• _Required work_
Carry none of the pictures over; write out the complete data exactly.

• _Data shown_

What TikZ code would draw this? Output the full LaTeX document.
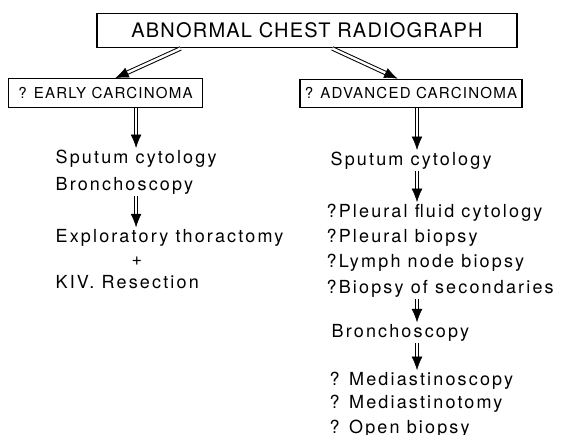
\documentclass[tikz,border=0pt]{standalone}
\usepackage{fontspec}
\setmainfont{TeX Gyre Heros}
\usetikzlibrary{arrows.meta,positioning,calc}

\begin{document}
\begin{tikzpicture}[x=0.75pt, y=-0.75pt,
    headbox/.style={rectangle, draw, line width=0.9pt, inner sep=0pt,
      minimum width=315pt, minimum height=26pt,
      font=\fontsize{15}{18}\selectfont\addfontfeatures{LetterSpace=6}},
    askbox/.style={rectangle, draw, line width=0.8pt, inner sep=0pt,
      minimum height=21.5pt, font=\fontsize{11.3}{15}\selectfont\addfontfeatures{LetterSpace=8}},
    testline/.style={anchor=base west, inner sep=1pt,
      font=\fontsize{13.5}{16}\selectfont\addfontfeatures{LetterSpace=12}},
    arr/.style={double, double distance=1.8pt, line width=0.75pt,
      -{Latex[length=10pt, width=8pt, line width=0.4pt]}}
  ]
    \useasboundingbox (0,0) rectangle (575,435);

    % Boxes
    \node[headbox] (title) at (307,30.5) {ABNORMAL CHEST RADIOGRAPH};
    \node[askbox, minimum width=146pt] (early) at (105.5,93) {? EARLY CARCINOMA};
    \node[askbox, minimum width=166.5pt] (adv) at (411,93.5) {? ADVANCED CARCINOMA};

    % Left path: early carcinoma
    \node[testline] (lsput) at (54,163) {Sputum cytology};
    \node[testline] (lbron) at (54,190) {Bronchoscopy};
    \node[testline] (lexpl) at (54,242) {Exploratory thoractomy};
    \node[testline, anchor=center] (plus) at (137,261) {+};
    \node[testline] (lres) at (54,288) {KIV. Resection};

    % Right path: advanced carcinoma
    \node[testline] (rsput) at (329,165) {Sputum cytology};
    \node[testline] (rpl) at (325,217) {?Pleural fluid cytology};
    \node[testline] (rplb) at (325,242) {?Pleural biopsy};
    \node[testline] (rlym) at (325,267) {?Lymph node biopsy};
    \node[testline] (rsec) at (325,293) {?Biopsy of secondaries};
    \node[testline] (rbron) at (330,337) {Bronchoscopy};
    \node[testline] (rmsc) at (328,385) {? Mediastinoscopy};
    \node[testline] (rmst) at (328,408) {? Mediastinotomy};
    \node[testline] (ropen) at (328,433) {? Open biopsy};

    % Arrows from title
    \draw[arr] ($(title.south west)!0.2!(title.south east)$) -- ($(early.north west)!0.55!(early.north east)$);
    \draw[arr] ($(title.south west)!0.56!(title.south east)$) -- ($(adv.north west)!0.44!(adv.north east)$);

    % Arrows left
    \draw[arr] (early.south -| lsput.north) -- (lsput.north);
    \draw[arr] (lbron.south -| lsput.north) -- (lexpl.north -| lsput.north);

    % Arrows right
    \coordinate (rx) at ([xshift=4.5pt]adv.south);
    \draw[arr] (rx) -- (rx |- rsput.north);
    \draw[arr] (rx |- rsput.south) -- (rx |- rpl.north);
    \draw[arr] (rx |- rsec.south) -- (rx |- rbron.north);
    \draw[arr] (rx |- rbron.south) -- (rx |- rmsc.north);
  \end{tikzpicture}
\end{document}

• _Final result_
What TikZ code would draw this? Output the full LaTeX document.
\documentclass[tikz,border=0pt]{standalone}
\usepackage{fontspec}
\setmainfont{TeX Gyre Heros}
\usetikzlibrary{arrows.meta,positioning,calc}

\begin{document}
\begin{tikzpicture}[x=0.75pt, y=-0.75pt,
    headbox/.style={rectangle, draw, line width=0.9pt, inner sep=0pt,
      minimum width=315pt, minimum height=26pt,
      font=\fontsize{15}{18}\selectfont\addfontfeatures{LetterSpace=6}},
    askbox/.style={rectangle, draw, line width=0.8pt, inner sep=0pt,
      minimum height=21.5pt, font=\fontsize{11.3}{15}\selectfont\addfontfeatures{LetterSpace=8}},
    testline/.style={anchor=base west, inner sep=1pt,
      font=\fontsize{13.5}{16}\selectfont\addfontfeatures{LetterSpace=12}},
    arr/.style={double, double distance=1.8pt, line width=0.75pt,
      -{Latex[length=10pt, width=8pt, line width=0.4pt]}}
  ]
    \useasboundingbox (0,0) rectangle (575,435);

    % Boxes
    \node[headbox] (title) at (307,30.5) {ABNORMAL CHEST RADIOGRAPH};
    \node[askbox, minimum width=146pt] (early) at (105.5,93) {? EARLY CARCINOMA};
    \node[askbox, minimum width=166.5pt] (adv) at (411,93.5) {? ADVANCED CARCINOMA};

    % Left path: early carcinoma
    \node[testline] (lsput) at (54,163) {Sputum cytology};
    \node[testline] (lbron) at (54,190) {Bronchoscopy};
    \node[testline] (lexpl) at (54,242) {Exploratory thoractomy};
    \node[testline, anchor=center] (plus) at (137,261) {+};
    \node[testline] (lres) at (54,288) {KIV. Resection};

    % Right path: advanced carcinoma
    \node[testline] (rsput) at (329,165) {Sputum cytology};
    \node[testline] (rpl) at (325,217) {?Pleural fluid cytology};
    \node[testline] (rplb) at (325,242) {?Pleural biopsy};
    \node[testline] (rlym) at (325,267) {?Lymph node biopsy};
    \node[testline] (rsec) at (325,293) {?Biopsy of secondaries};
    \node[testline] (rbron) at (330,337) {Bronchoscopy};
    \node[testline] (rmsc) at (328,385) {? Mediastinoscopy};
    \node[testline] (rmst) at (328,408) {? Mediastinotomy};
    \node[testline] (ropen) at (328,433) {? Open biopsy};

    % Arrows from title
    \draw[arr] ($(title.south west)!0.2!(title.south east)$) -- ($(early.north west)!0.55!(early.north east)$);
    \draw[arr] ($(title.south west)!0.56!(title.south east)$) -- ($(adv.north west)!0.44!(adv.north east)$);

    % Arrows left
    \draw[arr] (early.south -| lsput.north) -- (lsput.north);
    \draw[arr] (lbron.south -| lsput.north) -- (lexpl.north -| lsput.north);

    % Arrows right
    \coordinate (rx) at ([xshift=4.5pt]adv.south);
    \draw[arr] (rx) -- (rx |- rsput.north);
    \draw[arr] (rx |- rsput.south) -- (rx |- rpl.north);
    \draw[arr] (rx |- rsec.south) -- (rx |- rbron.north);
    \draw[arr] (rx |- rbron.south) -- (rx |- rmsc.north);
  \end{tikzpicture}
\end{document}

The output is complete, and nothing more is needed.